--- BEGIN ---

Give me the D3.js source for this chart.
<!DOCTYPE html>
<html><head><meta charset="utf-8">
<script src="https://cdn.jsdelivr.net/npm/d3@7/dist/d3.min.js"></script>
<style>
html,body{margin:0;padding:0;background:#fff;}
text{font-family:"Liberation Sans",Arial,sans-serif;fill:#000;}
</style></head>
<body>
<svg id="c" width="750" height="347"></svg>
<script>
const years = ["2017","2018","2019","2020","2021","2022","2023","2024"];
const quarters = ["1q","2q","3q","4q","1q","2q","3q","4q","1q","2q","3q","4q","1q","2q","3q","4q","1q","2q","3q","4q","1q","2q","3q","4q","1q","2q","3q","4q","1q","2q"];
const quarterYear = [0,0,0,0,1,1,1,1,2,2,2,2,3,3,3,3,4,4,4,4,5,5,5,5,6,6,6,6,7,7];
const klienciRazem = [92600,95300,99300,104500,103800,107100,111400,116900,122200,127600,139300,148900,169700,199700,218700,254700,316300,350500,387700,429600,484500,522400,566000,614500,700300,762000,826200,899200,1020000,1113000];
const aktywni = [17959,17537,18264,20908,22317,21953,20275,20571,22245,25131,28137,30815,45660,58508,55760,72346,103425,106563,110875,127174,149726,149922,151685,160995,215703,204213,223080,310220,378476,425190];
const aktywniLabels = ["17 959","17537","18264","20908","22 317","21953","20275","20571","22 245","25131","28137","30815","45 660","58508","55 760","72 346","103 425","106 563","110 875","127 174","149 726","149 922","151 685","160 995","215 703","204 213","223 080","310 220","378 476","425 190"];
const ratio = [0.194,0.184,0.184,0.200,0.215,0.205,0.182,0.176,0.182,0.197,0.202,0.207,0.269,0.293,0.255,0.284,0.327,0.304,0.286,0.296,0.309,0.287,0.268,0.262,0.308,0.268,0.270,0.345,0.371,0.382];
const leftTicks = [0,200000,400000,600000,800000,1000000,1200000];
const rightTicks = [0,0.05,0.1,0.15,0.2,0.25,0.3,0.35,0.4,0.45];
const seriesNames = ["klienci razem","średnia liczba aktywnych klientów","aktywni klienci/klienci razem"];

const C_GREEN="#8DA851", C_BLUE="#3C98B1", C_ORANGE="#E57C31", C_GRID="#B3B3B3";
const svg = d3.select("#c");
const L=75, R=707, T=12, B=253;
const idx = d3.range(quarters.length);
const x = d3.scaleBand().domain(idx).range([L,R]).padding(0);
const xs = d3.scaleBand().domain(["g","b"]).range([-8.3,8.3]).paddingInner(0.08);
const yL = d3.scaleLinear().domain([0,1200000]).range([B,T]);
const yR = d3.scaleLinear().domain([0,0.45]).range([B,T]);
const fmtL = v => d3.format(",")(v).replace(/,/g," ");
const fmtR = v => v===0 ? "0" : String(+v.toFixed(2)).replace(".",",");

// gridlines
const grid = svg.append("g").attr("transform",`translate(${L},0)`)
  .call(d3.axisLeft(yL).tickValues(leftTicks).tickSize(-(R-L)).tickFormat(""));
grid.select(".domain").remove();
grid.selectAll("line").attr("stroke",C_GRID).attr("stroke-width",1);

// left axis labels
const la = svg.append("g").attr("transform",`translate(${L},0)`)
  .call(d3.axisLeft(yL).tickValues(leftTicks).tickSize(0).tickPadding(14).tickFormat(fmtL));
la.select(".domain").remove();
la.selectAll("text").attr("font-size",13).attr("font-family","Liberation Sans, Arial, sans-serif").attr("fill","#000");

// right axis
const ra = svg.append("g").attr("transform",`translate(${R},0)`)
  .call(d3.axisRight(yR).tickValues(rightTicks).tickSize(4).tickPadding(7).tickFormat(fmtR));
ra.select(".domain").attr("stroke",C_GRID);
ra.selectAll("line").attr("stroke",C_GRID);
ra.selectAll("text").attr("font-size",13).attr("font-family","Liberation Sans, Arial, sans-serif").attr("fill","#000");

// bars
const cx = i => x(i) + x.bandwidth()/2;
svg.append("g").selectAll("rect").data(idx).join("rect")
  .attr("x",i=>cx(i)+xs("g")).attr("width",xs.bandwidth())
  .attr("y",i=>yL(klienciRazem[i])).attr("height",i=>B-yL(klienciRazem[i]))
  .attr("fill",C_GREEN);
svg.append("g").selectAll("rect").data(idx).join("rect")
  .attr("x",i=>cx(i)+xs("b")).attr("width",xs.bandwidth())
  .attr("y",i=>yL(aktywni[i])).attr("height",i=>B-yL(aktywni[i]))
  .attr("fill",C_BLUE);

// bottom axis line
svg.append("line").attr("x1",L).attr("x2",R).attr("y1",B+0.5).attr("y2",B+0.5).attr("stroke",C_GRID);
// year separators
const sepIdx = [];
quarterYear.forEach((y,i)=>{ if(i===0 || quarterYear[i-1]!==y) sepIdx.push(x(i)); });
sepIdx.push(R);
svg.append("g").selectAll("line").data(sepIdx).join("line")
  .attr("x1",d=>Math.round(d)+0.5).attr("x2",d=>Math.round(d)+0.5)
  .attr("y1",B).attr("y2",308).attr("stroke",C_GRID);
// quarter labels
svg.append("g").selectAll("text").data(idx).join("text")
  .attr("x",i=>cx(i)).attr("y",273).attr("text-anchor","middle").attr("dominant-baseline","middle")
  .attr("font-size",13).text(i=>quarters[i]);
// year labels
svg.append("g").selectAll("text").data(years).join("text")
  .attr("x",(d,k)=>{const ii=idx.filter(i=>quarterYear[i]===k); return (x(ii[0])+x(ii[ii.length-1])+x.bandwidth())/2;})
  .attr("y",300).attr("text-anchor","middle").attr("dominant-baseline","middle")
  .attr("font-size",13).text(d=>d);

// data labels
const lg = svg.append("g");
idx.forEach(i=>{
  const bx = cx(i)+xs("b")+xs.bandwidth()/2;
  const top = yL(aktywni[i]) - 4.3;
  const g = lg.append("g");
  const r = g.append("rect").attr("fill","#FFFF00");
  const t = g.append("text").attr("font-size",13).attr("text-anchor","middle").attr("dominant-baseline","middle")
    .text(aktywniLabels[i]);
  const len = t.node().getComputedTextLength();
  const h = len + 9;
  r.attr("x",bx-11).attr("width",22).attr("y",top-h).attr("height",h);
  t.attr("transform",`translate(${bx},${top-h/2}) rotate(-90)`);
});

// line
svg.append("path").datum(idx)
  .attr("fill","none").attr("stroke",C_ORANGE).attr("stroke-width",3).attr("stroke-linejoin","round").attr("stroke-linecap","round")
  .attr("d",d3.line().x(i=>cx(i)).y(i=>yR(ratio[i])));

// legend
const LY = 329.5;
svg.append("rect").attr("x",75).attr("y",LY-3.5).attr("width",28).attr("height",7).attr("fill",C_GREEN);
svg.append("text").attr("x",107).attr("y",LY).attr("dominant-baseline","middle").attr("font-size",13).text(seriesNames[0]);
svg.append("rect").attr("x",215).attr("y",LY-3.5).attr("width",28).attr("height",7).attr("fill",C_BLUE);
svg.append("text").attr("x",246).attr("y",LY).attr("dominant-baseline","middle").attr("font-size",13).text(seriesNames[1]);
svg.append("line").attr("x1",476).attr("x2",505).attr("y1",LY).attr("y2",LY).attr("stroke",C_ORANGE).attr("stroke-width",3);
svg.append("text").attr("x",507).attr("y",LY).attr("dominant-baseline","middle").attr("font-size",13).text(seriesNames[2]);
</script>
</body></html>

--- END ---
--- BEGIN ---

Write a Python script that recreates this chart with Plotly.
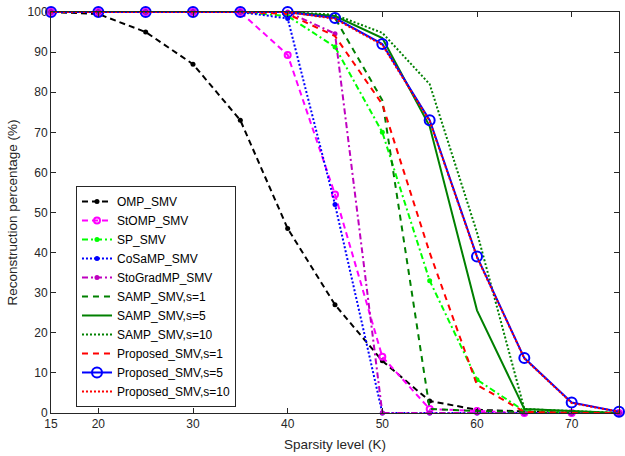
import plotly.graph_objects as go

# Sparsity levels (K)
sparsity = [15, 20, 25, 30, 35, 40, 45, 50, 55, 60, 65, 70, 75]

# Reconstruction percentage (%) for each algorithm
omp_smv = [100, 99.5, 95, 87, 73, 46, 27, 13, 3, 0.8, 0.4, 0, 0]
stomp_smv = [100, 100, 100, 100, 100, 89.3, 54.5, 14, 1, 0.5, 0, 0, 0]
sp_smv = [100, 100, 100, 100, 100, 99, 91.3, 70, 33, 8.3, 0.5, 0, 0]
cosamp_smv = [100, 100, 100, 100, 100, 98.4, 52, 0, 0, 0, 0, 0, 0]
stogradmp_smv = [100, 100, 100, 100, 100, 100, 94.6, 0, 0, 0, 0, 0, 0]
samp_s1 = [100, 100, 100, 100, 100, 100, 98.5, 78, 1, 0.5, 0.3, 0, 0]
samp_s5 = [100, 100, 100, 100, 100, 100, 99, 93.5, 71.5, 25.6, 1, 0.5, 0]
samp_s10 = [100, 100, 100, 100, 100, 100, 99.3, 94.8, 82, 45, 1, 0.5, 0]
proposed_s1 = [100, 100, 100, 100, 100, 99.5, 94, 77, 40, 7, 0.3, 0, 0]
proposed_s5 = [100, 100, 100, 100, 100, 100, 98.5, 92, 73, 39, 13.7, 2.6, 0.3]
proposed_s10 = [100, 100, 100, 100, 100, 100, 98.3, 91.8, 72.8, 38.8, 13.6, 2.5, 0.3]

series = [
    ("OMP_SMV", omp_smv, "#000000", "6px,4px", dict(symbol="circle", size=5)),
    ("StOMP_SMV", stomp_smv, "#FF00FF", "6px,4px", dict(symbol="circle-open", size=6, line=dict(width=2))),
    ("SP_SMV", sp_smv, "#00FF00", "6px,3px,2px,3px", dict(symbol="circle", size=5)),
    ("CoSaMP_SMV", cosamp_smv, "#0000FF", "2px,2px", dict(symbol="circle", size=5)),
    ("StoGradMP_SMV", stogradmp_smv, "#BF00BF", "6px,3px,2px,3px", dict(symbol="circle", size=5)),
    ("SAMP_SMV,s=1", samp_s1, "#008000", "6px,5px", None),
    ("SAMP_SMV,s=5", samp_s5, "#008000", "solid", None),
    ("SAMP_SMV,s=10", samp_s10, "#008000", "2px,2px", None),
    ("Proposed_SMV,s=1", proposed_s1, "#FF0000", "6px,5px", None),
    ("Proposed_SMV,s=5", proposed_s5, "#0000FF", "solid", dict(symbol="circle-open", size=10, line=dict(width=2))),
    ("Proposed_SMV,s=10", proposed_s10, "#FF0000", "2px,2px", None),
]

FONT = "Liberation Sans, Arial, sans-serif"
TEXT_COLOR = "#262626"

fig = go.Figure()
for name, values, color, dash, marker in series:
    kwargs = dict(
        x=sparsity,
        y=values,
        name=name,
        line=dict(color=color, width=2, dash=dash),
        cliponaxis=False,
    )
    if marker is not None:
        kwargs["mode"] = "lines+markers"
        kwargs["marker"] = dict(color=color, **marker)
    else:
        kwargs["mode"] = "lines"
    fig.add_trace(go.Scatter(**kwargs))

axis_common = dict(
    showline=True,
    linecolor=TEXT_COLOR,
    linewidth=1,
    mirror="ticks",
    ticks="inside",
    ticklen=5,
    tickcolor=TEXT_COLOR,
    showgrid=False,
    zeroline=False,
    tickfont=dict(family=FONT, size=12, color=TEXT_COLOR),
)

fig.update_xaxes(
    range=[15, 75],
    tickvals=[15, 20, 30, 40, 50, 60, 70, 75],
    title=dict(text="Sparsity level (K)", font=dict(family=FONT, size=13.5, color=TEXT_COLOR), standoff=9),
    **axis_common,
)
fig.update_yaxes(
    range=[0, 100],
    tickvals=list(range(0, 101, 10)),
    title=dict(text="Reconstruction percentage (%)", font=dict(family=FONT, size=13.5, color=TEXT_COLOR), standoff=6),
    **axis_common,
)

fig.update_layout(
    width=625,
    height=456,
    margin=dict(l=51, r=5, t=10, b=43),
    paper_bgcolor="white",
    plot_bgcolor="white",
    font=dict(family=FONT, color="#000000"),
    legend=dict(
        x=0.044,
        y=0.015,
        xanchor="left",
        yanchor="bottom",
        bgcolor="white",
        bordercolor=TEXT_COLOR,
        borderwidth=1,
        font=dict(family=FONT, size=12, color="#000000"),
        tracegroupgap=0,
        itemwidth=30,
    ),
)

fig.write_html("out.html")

--- END ---

Problem to solve —
Copy nothing but the lines above that run from the one with "Write a Python" to the one with "65, 70, 75]", ends included; pictures stay out.

Correct response —
Write a Python script that recreates this chart with Plotly.
import plotly.graph_objects as go

# Sparsity levels (K)
sparsity = [15, 20, 25, 30, 35, 40, 45, 50, 55, 60, 65, 70, 75]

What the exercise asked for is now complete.